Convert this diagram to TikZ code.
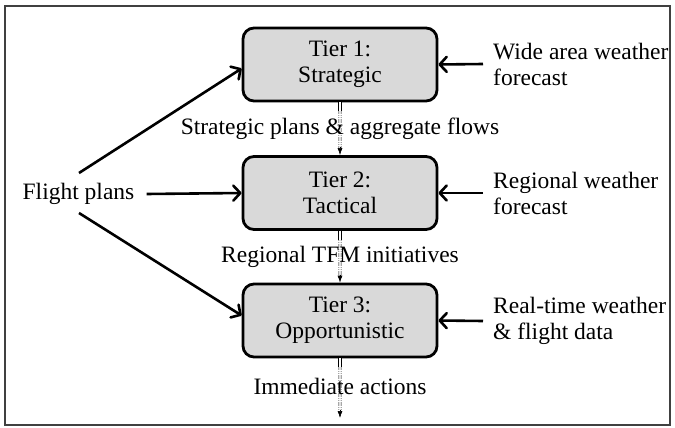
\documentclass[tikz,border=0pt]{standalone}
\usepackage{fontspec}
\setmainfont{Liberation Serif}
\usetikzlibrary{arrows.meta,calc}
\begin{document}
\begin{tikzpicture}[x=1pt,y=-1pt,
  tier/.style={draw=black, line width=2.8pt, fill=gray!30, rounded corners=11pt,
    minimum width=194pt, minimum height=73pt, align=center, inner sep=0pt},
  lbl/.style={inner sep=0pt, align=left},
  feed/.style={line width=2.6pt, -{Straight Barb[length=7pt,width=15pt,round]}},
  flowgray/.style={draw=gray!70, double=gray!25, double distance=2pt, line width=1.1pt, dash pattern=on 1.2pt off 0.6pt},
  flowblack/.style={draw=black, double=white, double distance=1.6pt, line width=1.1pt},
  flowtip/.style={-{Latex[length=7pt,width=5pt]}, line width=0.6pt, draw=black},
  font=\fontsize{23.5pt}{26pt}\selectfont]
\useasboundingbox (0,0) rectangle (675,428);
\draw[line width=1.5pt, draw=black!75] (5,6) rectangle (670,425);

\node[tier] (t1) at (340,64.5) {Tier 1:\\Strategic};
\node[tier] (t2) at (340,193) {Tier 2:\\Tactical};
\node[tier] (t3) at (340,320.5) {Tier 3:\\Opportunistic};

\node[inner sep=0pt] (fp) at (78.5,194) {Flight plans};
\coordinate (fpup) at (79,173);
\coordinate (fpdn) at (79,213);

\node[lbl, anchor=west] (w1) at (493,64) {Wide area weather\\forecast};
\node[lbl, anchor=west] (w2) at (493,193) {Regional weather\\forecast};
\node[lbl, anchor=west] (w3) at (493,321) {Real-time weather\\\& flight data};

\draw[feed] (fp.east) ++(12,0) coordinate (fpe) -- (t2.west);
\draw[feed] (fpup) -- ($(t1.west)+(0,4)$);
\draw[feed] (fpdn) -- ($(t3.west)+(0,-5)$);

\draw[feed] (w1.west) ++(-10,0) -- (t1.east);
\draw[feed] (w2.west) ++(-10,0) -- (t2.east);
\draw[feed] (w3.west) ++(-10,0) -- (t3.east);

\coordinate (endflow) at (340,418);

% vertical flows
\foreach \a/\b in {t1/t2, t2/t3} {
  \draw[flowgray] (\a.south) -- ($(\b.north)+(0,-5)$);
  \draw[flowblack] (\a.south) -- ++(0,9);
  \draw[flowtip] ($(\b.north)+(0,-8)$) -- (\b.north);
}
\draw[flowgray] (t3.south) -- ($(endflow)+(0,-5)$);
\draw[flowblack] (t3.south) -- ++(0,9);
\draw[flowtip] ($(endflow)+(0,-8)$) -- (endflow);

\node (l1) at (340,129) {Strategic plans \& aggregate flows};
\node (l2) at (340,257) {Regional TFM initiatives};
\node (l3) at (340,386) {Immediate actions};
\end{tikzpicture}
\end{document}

SHORT TASK: Transcribe the material exactly, keeping every word and none of the pictures.

FINAL RESULT:
Convert this diagram to TikZ code.
\documentclass[tikz,border=0pt]{standalone}
\usepackage{fontspec}
\setmainfont{Liberation Serif}
\usetikzlibrary{arrows.meta,calc}
\begin{document}
\begin{tikzpicture}[x=1pt,y=-1pt,
  tier/.style={draw=black, line width=2.8pt, fill=gray!30, rounded corners=11pt,
    minimum width=194pt, minimum height=73pt, align=center, inner sep=0pt},
  lbl/.style={inner sep=0pt, align=left},
  feed/.style={line width=2.6pt, -{Straight Barb[length=7pt,width=15pt,round]}},
  flowgray/.style={draw=gray!70, double=gray!25, double distance=2pt, line width=1.1pt, dash pattern=on 1.2pt off 0.6pt},
  flowblack/.style={draw=black, double=white, double distance=1.6pt, line width=1.1pt},
  flowtip/.style={-{Latex[length=7pt,width=5pt]}, line width=0.6pt, draw=black},
  font=\fontsize{23.5pt}{26pt}\selectfont]
\useasboundingbox (0,0) rectangle (675,428);
\draw[line width=1.5pt, draw=black!75] (5,6) rectangle (670,425);

\node[tier] (t1) at (340,64.5) {Tier 1:\\Strategic};
\node[tier] (t2) at (340,193) {Tier 2:\\Tactical};
\node[tier] (t3) at (340,320.5) {Tier 3:\\Opportunistic};

\node[inner sep=0pt] (fp) at (78.5,194) {Flight plans};
\coordinate (fpup) at (79,173);
\coordinate (fpdn) at (79,213);

\node[lbl, anchor=west] (w1) at (493,64) {Wide area weather\\forecast};
\node[lbl, anchor=west] (w2) at (493,193) {Regional weather\\forecast};
\node[lbl, anchor=west] (w3) at (493,321) {Real-time weather\\\& flight data};

\draw[feed] (fp.east) ++(12,0) coordinate (fpe) -- (t2.west);
\draw[feed] (fpup) -- ($(t1.west)+(0,4)$);
\draw[feed] (fpdn) -- ($(t3.west)+(0,-5)$);

\draw[feed] (w1.west) ++(-10,0) -- (t1.east);
\draw[feed] (w2.west) ++(-10,0) -- (t2.east);
\draw[feed] (w3.west) ++(-10,0) -- (t3.east);

\coordinate (endflow) at (340,418);

% vertical flows
\foreach \a/\b in {t1/t2, t2/t3} {
  \draw[flowgray] (\a.south) -- ($(\b.north)+(0,-5)$);
  \draw[flowblack] (\a.south) -- ++(0,9);
  \draw[flowtip] ($(\b.north)+(0,-8)$) -- (\b.north);
}
\draw[flowgray] (t3.south) -- ($(endflow)+(0,-5)$);
\draw[flowblack] (t3.south) -- ++(0,9);
\draw[flowtip] ($(endflow)+(0,-8)$) -- (endflow);

\node (l1) at (340,129) {Strategic plans \& aggregate flows};
\node (l2) at (340,257) {Regional TFM initiatives};
\node (l3) at (340,386) {Immediate actions};
\end{tikzpicture}
\end{document}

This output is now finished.